Ryan Troutman was involved in a near-fatal car crash in 2007. The then-16-year-old hopped into his best friend’s new car to see live music downtown.

“On the drive home, just out of pure excitement, my best friend decided to do over 100 miles an hour over a small bridge, into a wall, and I was not wearing a seatbelt,” Troutman said.

The chaplain greeted Troutman’s parents when they arrived at the hospital. Doctors didn’t expect him to survive.

He did survive, but Troutman had to re-learn everything; his name, how to walk, how to eat.

One day, looking in the mirror at his scratches and scars, he made a promise to himself.

“I looked at myself and said ‘this is not going to be me. And this is not how my story’s going to end,’” Troutman said.

Troutman wrote and published a book about his journey, titled “Second Chance.” He found the experience so rewarding, he launched the nonprofit “Second Chance Story” to help others with traumatic brain injuries share their stories through documentaries.

“That’s what we’re all living,” Troutman said of people with TBIs. “Our second chance.”

The first documentary, profiling Michael Sellars and his father, Joe, started filming Wednesday.
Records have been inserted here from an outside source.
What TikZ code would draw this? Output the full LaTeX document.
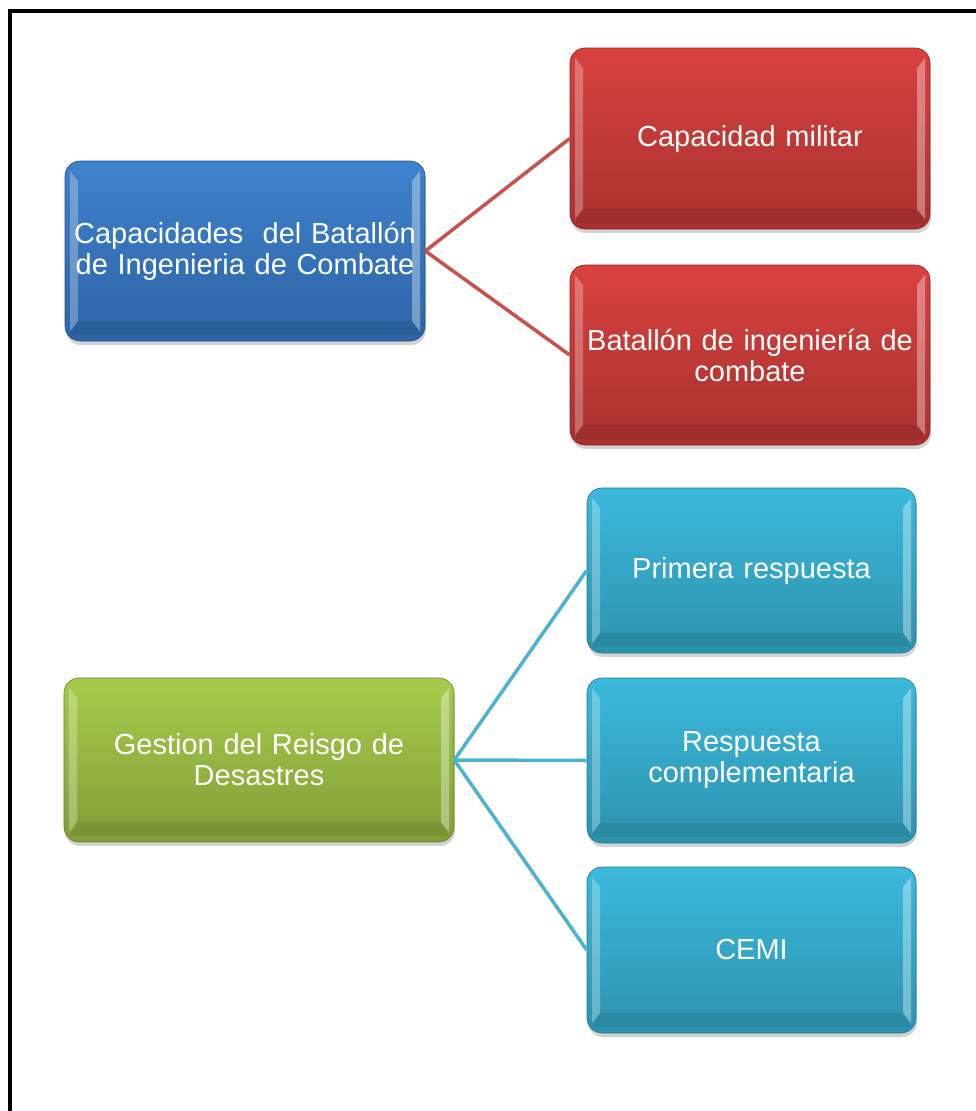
\documentclass[tikz,border=0pt]{standalone}
\usepackage{fontspec}
\setmainfont{Liberation Sans}
\usetikzlibrary{shadows}
\definecolor{bluetop}{HTML}{3F82CC}
\definecolor{bluebot}{HTML}{2D64A6}
\definecolor{redtop}{HTML}{D8423F}
\definecolor{redbot}{HTML}{A8302E}
\definecolor{greentop}{HTML}{A6CC4C}
\definecolor{greenbot}{HTML}{829E37}
\definecolor{cyantop}{HTML}{3CB9DC}
\definecolor{cyanbot}{HTML}{2C92AE}
\definecolor{redline}{HTML}{C8504D}
\definecolor{cyanline}{HTML}{4BB3CF}
\tikzset{
  cbox/.style={rounded corners=15pt, align=center, text=white, inner sep=2pt,
    font=\fontsize{29}{31}\selectfont,
    drop shadow={opacity=0.35, shadow xshift=1pt, shadow yshift=-4pt},
    path picture={
      \fill[sharp corners,white,opacity=0.28] ([xshift=5pt,yshift=-10pt]path picture bounding box.north west)
        -- ([xshift=13pt,yshift=-20pt]path picture bounding box.north west)
        -- ([xshift=13pt,yshift=20pt]path picture bounding box.south west)
        -- ([xshift=5pt,yshift=10pt]path picture bounding box.south west) -- cycle;
      \fill[sharp corners,white,opacity=0.35] ([xshift=-5pt,yshift=-10pt]path picture bounding box.north east)
        -- ([xshift=-13pt,yshift=-20pt]path picture bounding box.north east)
        -- ([xshift=-13pt,yshift=20pt]path picture bounding box.south east)
        -- ([xshift=-5pt,yshift=10pt]path picture bounding box.south east) -- cycle;
      \fill[sharp corners,black,opacity=0.08] ([xshift=13pt,yshift=20pt]path picture bounding box.south west)
        -- ([xshift=-13pt,yshift=20pt]path picture bounding box.south east)
        -- ([xshift=-5pt,yshift=6pt]path picture bounding box.south east)
        -- ([xshift=5pt,yshift=6pt]path picture bounding box.south west) -- cycle;
    }},
  bluebox/.style={cbox, top color=bluetop, bottom color=bluebot, draw=bluebot!80!black, line width=0.6pt},
  redbox/.style={cbox, top color=redtop, bottom color=redbot, draw=redbot!80!black, line width=0.6pt},
  greenbox/.style={cbox, top color=greentop, bottom color=greenbot, draw=greenbot!80!black, line width=0.6pt},
  cyanbox/.style={cbox, top color=cyantop, bottom color=cyanbot, draw=cyanbot!80!black, line width=0.6pt},
  redlink/.style={draw=redline, line width=3.5pt},
  cyanlink/.style={draw=cyanline, line width=3.5pt},
  frameline/.style={draw=black, line width=4.5pt}
}
\begin{document}
\begin{tikzpicture}[x=1pt,y=-1pt]
\useasboundingbox (0,0) rectangle (976,1111);
\coordinate (ftr) at (976,11);
\coordinate (ftl) at (10,11);
\coordinate (fbl) at (10,1111);
\draw[frameline] (ftr) -- (ftl) -- (fbl);

\node[bluebox, minimum width=360pt, minimum height=180pt, text width=352pt] (cap) at (245,251)
  {Capacidades\ \ del Batallón\\de Ingenieria de Combate};
\node[redbox, minimum width=360pt, minimum height=181pt, text width=352pt] (mil) at (750,138.5)
  {Capacidad militar};
\node[redbox, minimum width=360pt, minimum height=180pt, text width=352pt] (bat) at (750,355)
  {Batallón de ingeniería de\\combate};

\node[greenbox, minimum width=390pt, minimum height=164pt, text width=380pt] (ges) at (259,760)
  {Gestion del Reisgo de\\Desastres};
\node[cyanbox, minimum width=329pt, minimum height=165pt, text width=320pt] (pri) at (751.5,570.5)
  {Primera respuesta};
\node[cyanbox, minimum width=329pt, minimum height=165pt, text width=320pt] (com) at (751.5,760.5)
  {Respuesta\\complementaria};
\node[cyanbox, minimum width=329pt, minimum height=166pt, text width=320pt] (cemi) at (751.5,950)
  {CEMI};

\draw[redlink] (cap.east) -- (mil.west);
\draw[redlink] (cap.east) -- (bat.west);
\draw[cyanlink] (ges.east) -- (pri.west);
\draw[cyanlink] (ges.east) -- (com.west);
\draw[cyanlink] (ges.east) -- (cemi.west);
\end{tikzpicture}
\end{document}
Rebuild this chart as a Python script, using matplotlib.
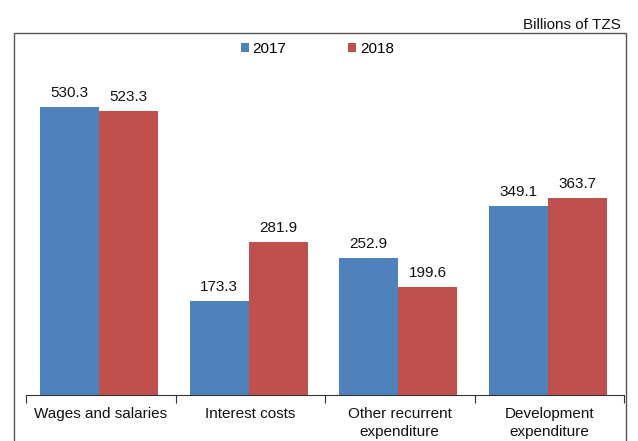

“I don’t remember anything about…about that car, about anything of the wreck, nothing,” Michael Sellar said. He was 24 years old when he crashed his car in 2009.

“He had passed someone,” Joe Sellars said. “And when he got back into the other lane, for whatever reason his car yawed one way and he overcorrected and slid sideways into a concrete utility pole.”

Sellars was in a coma, followed by a persistent vegetative state. He was given a five-to-10 percent chance of waking up.

"Really just coming to grips with the fact that the world as we had known it had profoundly changed,” Joe said.

It’s been a long road for Joe and Michael, and no one can relate more than Troutman.

That’s why Troutman wants to share these stories. To give hope to others when even the smallest task seems insurmountable.

“There is somebody else out there that’s facing the same challenges that you do every single day,” Troutman said. “Here’s how I’m coping with it. Here’s how I found a way out.”

Troutman attributed his ability to start Second Chance Story to support from the community, especially Mad Men Marketing and Brooks Rehabilitation.